WASHINGTON, Ind. (AP) — A southern Indiana county’s commissioners returned prayer to meetings following the U.S. Supreme Court’s recent ruling affirming local governments’ right to do so in official proceedings.
The Daviess County Commissioners unanimously approved a four-paragraph resolution this week declaring that citizens can offer a prayer at the beginning of the county’s public meetings.
Commissioner Larry Wilson called the resolution “very appropriate” in light of the high court’s narrow May 5 ruling that upheld decidedly Christian prayers said at the start of local council meetings in Greece, New York. The court declared such prayers are in line with long national traditions, even though the country has grown more religiously diverse.
The Rev. Christopher Wiles of the Church of Christ on Monday offered the first prayer for a Daviess County meeting in decades, The Washington Times-Herald reported (http://bit.ly/1nBjXsV ).
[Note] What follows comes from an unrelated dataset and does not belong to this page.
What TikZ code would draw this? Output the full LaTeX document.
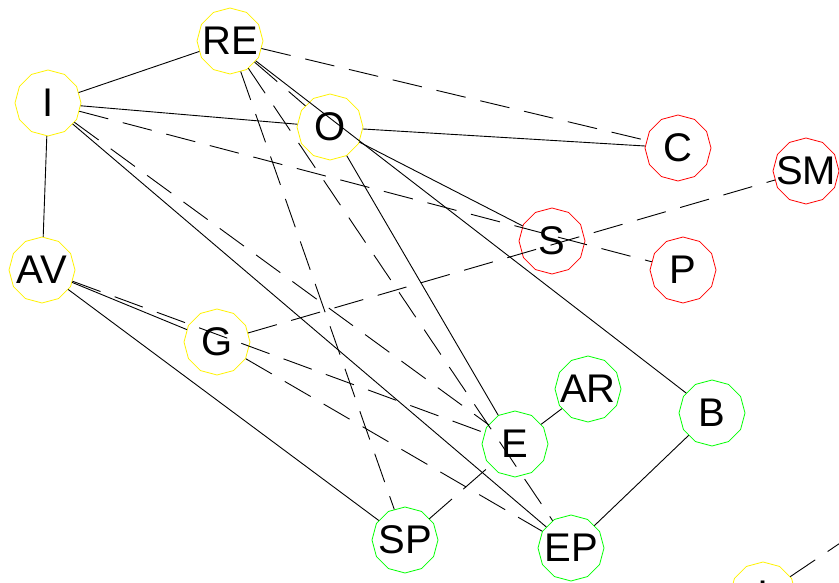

The commissioners had asked Wiles to pray to provide them with guidance, and his prayer asked God to give the commissioners “the wisdom of Solomon.”
“People need God … and it is good to see the separation of church and state breaking down,” Wiles said during his prayer in the county seat of Washington, about 50 miles northeast of Evansville.
County Attorney Grant Swartzentruber said the opportunity to offer a prayer will be open to anyone of any faith — Muslims, Buddhists, pagans or other religions.
“I don’t think we’ll have that, but that is the chance you take with this resolution, Wilson said.